## [Request]
Provide an exact reproduction of every entry.

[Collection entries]
**********

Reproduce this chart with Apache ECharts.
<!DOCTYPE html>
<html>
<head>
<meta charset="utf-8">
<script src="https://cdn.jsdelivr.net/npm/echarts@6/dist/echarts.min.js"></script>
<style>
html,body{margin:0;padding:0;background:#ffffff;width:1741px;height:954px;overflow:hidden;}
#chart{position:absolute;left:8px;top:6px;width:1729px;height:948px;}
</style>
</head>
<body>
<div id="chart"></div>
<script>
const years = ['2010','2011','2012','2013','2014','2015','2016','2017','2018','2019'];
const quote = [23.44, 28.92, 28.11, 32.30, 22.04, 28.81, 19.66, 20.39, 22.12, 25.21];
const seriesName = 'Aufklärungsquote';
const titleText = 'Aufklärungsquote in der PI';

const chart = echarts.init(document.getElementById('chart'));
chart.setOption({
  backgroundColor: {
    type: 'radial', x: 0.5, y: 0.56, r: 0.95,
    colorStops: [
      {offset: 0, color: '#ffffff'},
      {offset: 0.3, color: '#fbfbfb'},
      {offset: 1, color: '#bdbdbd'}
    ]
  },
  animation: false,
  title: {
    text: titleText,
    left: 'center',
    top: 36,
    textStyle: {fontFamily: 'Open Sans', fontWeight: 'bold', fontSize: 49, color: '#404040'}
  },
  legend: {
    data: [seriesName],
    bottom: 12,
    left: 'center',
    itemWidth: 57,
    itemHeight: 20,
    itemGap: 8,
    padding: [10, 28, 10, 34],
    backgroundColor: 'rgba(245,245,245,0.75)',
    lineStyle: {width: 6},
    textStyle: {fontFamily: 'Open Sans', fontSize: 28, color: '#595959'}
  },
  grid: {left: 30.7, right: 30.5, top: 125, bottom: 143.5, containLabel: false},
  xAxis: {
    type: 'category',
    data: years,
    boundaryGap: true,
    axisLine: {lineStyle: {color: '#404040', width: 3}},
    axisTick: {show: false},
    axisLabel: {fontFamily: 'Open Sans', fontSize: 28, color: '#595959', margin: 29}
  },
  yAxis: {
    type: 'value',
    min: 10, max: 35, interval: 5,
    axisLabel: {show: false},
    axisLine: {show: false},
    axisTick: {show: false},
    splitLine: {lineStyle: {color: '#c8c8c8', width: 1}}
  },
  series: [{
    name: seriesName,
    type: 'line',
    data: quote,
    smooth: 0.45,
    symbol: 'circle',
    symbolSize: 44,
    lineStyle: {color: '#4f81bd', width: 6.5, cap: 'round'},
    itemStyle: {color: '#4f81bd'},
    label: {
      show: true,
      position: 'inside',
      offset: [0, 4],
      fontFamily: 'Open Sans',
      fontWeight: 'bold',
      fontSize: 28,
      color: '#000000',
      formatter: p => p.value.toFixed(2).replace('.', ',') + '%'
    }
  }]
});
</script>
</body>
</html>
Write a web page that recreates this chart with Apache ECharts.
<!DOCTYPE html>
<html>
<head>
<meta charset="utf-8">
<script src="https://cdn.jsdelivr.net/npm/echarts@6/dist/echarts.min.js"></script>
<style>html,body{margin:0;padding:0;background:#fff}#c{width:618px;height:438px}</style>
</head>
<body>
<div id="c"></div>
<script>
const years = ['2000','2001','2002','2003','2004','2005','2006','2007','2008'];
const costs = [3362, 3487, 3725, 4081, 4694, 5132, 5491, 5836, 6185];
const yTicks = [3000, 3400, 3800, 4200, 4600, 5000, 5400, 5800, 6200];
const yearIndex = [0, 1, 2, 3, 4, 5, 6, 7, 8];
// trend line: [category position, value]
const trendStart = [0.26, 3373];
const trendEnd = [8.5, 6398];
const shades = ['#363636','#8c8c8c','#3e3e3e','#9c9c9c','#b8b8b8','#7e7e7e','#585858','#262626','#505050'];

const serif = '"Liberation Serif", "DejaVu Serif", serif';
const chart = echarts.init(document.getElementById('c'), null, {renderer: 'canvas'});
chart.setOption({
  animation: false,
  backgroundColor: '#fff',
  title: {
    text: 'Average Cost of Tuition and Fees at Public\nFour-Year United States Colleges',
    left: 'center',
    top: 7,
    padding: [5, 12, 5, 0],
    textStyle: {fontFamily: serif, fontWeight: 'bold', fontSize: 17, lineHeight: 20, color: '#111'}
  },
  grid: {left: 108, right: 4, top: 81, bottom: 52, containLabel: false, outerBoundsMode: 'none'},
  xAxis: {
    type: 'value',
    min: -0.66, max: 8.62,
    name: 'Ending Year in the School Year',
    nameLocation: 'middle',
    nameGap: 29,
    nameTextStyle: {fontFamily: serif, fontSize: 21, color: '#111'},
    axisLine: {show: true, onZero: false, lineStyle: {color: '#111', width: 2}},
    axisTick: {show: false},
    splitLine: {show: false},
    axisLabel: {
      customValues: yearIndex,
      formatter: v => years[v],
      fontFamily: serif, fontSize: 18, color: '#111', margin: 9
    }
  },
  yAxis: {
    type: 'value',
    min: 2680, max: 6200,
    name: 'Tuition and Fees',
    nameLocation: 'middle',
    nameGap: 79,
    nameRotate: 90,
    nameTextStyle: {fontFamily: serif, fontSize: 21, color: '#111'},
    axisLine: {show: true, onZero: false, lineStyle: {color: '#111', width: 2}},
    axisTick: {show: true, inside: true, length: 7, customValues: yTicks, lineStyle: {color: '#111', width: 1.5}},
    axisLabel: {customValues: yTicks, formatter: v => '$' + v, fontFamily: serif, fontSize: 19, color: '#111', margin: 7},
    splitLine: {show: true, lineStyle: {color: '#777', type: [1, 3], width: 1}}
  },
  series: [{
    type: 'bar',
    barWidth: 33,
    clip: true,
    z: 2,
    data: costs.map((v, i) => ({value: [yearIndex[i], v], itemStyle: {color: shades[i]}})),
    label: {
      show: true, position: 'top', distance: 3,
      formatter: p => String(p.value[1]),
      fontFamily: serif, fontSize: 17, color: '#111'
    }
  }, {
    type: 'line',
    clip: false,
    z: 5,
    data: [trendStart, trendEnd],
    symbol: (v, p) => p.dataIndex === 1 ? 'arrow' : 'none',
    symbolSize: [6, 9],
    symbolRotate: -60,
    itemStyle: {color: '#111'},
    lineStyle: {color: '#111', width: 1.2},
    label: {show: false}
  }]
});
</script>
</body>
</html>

**********

## [Exercise output]
Reproduce this chart with Apache ECharts.
<!DOCTYPE html>
<html>
<head>
<meta charset="utf-8">
<script src="https://cdn.jsdelivr.net/npm/echarts@6/dist/echarts.min.js"></script>
<style>
html,body{margin:0;padding:0;background:#ffffff;width:1741px;height:954px;overflow:hidden;}
#chart{position:absolute;left:8px;top:6px;width:1729px;height:948px;}
</style>
</head>
<body>
<div id="chart"></div>
<script>
const years = ['2010','2011','2012','2013','2014','2015','2016','2017','2018','2019'];
const quote = [23.44, 28.92, 28.11, 32.30, 22.04, 28.81, 19.66, 20.39, 22.12, 25.21];
const seriesName = 'Aufklärungsquote';
const titleText = 'Aufklärungsquote in der PI';

const chart = echarts.init(document.getElementById('chart'));
chart.setOption({
  backgroundColor: {
    type: 'radial', x: 0.5, y: 0.56, r: 0.95,
    colorStops: [
      {offset: 0, color: '#ffffff'},
      {offset: 0.3, color: '#fbfbfb'},
      {offset: 1, color: '#bdbdbd'}
    ]
  },
  animation: false,
  title: {
    text: titleText,
    left: 'center',
    top: 36,
    textStyle: {fontFamily: 'Open Sans', fontWeight: 'bold', fontSize: 49, color: '#404040'}
  },
  legend: {
    data: [seriesName],
    bottom: 12,
    left: 'center',
    itemWidth: 57,
    itemHeight: 20,
    itemGap: 8,
    padding: [10, 28, 10, 34],
    backgroundColor: 'rgba(245,245,245,0.75)',
    lineStyle: {width: 6},
    textStyle: {fontFamily: 'Open Sans', fontSize: 28, color: '#595959'}
  },
  grid: {left: 30.7, right: 30.5, top: 125, bottom: 143.5, containLabel: false},
  xAxis: {
    type: 'category',
    data: years,
    boundaryGap: true,
    axisLine: {lineStyle: {color: '#404040', width: 3}},
    axisTick: {show: false},
    axisLabel: {fontFamily: 'Open Sans', fontSize: 28, color: '#595959', margin: 29}
  },
  yAxis: {
    type: 'value',
    min: 10, max: 35, interval: 5,
    axisLabel: {show: false},
    axisLine: {show: false},
    axisTick: {show: false},
    splitLine: {lineStyle: {color: '#c8c8c8', width: 1}}
  },
  series: [{
    name: seriesName,
    type: 'line',
    data: quote,
    smooth: 0.45,
    symbol: 'circle',
    symbolSize: 44,
    lineStyle: {color: '#4f81bd', width: 6.5, cap: 'round'},
    itemStyle: {color: '#4f81bd'},
    label: {
      show: true,
      position: 'inside',
      offset: [0, 4],
      fontFamily: 'Open Sans',
      fontWeight: 'bold',
      fontSize: 28,
      color: '#000000',
      formatter: p => p.value.toFixed(2).replace('.', ',') + '%'
    }
  }]
});
</script>
</body>
</html>
Write a web page that recreates this chart with Apache ECharts.
<!DOCTYPE html>
<html>
<head>
<meta charset="utf-8">
<script src="https://cdn.jsdelivr.net/npm/echarts@6/dist/echarts.min.js"></script>
<style>html,body{margin:0;padding:0;background:#fff}#c{width:618px;height:438px}</style>
</head>
<body>
<div id="c"></div>
<script>
const years = ['2000','2001','2002','2003','2004','2005','2006','2007','2008'];
const costs = [3362, 3487, 3725, 4081, 4694, 5132, 5491, 5836, 6185];
const yTicks = [3000, 3400, 3800, 4200, 4600, 5000, 5400, 5800, 6200];
const yearIndex = [0, 1, 2, 3, 4, 5, 6, 7, 8];
// trend line: [category position, value]
const trendStart = [0.26, 3373];
const trendEnd = [8.5, 6398];
const shades = ['#363636','#8c8c8c','#3e3e3e','#9c9c9c','#b8b8b8','#7e7e7e','#585858','#262626','#505050'];

const serif = '"Liberation Serif", "DejaVu Serif", serif';
const chart = echarts.init(document.getElementById('c'), null, {renderer: 'canvas'});
chart.setOption({
  animation: false,
  backgroundColor: '#fff',
  title: {
    text: 'Average Cost of Tuition and Fees at Public\nFour-Year United States Colleges',
    left: 'center',
    top: 7,
    padding: [5, 12, 5, 0],
    textStyle: {fontFamily: serif, fontWeight: 'bold', fontSize: 17, lineHeight: 20, color: '#111'}
  },
  grid: {left: 108, right: 4, top: 81, bottom: 52, containLabel: false, outerBoundsMode: 'none'},
  xAxis: {
    type: 'value',
    min: -0.66, max: 8.62,
    name: 'Ending Year in the School Year',
    nameLocation: 'middle',
    nameGap: 29,
    nameTextStyle: {fontFamily: serif, fontSize: 21, color: '#111'},
    axisLine: {show: true, onZero: false, lineStyle: {color: '#111', width: 2}},
    axisTick: {show: false},
    splitLine: {show: false},
    axisLabel: {
      customValues: yearIndex,
      formatter: v => years[v],
      fontFamily: serif, fontSize: 18, color: '#111', margin: 9
    }
  },
  yAxis: {
    type: 'value',
    min: 2680, max: 6200,
    name: 'Tuition and Fees',
    nameLocation: 'middle',
    nameGap: 79,
    nameRotate: 90,
    nameTextStyle: {fontFamily: serif, fontSize: 21, color: '#111'},
    axisLine: {show: true, onZero: false, lineStyle: {color: '#111', width: 2}},
    axisTick: {show: true, inside: true, length: 7, customValues: yTicks, lineStyle: {color: '#111', width: 1.5}},
    axisLabel: {customValues: yTicks, formatter: v => '$' + v, fontFamily: serif, fontSize: 19, color: '#111', margin: 7},
    splitLine: {show: true, lineStyle: {color: '#777', type: [1, 3], width: 1}}
  },
  series: [{
    type: 'bar',
    barWidth: 33,
    clip: true,
    z: 2,
    data: costs.map((v, i) => ({value: [yearIndex[i], v], itemStyle: {color: shades[i]}})),
    label: {
      show: true, position: 'top', distance: 3,
      formatter: p => String(p.value[1]),
      fontFamily: serif, fontSize: 17, color: '#111'
    }
  }, {
    type: 'line',
    clip: false,
    z: 5,
    data: [trendStart, trendEnd],
    symbol: (v, p) => p.dataIndex === 1 ? 'arrow' : 'none',
    symbolSize: [6, 9],
    symbolRotate: -60,
    itemStyle: {color: '#111'},
    lineStyle: {color: '#111', width: 1.2},
    label: {show: false}
  }]
});
</script>
</body>
</html>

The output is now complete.